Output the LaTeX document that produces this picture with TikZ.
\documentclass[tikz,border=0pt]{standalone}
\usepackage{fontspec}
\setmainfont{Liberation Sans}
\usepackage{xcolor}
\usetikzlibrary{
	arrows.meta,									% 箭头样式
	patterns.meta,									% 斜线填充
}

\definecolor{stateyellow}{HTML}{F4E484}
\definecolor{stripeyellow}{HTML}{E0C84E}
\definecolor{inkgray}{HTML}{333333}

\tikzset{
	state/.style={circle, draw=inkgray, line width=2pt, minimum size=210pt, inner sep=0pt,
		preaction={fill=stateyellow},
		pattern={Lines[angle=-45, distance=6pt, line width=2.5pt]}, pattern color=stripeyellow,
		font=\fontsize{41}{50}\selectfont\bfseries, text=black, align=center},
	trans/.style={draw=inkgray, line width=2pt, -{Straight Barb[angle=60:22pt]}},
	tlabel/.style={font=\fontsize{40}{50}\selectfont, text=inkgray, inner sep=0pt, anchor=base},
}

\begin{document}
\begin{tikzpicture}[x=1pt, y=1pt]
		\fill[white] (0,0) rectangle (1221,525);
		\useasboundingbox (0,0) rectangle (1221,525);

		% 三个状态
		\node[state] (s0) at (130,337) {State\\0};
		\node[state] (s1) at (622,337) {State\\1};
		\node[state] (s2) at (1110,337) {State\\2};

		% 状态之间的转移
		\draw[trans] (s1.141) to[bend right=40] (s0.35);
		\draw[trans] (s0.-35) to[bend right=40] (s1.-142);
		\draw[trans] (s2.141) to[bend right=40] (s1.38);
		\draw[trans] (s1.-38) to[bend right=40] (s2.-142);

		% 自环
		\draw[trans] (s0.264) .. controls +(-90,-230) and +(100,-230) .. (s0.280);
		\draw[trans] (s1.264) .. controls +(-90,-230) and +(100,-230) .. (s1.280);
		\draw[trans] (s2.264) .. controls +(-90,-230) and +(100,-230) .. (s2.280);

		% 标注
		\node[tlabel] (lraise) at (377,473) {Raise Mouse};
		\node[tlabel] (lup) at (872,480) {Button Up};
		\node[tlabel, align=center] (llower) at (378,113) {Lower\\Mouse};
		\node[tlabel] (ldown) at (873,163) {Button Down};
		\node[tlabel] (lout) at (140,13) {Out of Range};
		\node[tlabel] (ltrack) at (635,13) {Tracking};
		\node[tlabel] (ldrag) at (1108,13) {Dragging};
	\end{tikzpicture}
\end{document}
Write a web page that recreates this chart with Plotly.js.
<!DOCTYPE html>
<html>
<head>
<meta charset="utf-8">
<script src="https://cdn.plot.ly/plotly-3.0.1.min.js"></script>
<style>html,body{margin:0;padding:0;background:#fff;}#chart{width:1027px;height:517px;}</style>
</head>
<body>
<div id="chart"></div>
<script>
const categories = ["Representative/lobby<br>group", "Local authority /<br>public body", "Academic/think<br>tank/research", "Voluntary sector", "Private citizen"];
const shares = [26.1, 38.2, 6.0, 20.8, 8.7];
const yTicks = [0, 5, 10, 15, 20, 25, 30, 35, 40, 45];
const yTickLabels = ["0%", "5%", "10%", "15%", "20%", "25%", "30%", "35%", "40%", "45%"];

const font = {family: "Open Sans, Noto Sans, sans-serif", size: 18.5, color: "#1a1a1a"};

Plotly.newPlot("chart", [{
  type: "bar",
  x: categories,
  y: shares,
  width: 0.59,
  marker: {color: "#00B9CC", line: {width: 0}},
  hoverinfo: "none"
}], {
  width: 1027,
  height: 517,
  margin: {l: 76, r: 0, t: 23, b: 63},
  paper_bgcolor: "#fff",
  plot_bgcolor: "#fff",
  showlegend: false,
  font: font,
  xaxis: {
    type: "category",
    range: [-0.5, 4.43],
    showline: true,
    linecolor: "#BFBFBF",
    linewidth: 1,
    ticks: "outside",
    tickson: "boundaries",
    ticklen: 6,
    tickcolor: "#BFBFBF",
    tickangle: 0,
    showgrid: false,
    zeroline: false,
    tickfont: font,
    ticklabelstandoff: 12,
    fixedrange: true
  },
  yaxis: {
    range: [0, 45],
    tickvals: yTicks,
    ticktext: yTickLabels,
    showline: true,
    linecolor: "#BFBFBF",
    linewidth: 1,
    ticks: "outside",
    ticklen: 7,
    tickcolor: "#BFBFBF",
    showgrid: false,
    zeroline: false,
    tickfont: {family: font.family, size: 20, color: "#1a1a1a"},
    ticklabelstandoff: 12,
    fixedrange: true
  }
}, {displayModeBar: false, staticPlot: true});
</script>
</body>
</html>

*Stated goal:* All lines from the beginning of the material above through the one with "and +(100,-230) .. (s2.280);" need to be returned exactly; please return those and only those.

*Response:*
Output the LaTeX document that produces this picture with TikZ.
\documentclass[tikz,border=0pt]{standalone}
\usepackage{fontspec}
\setmainfont{Liberation Sans}
\usepackage{xcolor}
\usetikzlibrary{
	arrows.meta,									% 箭头样式
	patterns.meta,									% 斜线填充
}

\definecolor{stateyellow}{HTML}{F4E484}
\definecolor{stripeyellow}{HTML}{E0C84E}
\definecolor{inkgray}{HTML}{333333}

\tikzset{
	state/.style={circle, draw=inkgray, line width=2pt, minimum size=210pt, inner sep=0pt,
		preaction={fill=stateyellow},
		pattern={Lines[angle=-45, distance=6pt, line width=2.5pt]}, pattern color=stripeyellow,
		font=\fontsize{41}{50}\selectfont\bfseries, text=black, align=center},
	trans/.style={draw=inkgray, line width=2pt, -{Straight Barb[angle=60:22pt]}},
	tlabel/.style={font=\fontsize{40}{50}\selectfont, text=inkgray, inner sep=0pt, anchor=base},
}

\begin{document}
\begin{tikzpicture}[x=1pt, y=1pt]
		\fill[white] (0,0) rectangle (1221,525);
		\useasboundingbox (0,0) rectangle (1221,525);

		% 三个状态
		\node[state] (s0) at (130,337) {State\\0};
		\node[state] (s1) at (622,337) {State\\1};
		\node[state] (s2) at (1110,337) {State\\2};

		% 状态之间的转移
		\draw[trans] (s1.141) to[bend right=40] (s0.35);
		\draw[trans] (s0.-35) to[bend right=40] (s1.-142);
		\draw[trans] (s2.141) to[bend right=40] (s1.38);
		\draw[trans] (s1.-38) to[bend right=40] (s2.-142);

		% 自环
		\draw[trans] (s0.264) .. controls +(-90,-230) and +(100,-230) .. (s0.280);
		\draw[trans] (s1.264) .. controls +(-90,-230) and +(100,-230) .. (s1.280);
		\draw[trans] (s2.264) .. controls +(-90,-230) and +(100,-230) .. (s2.280);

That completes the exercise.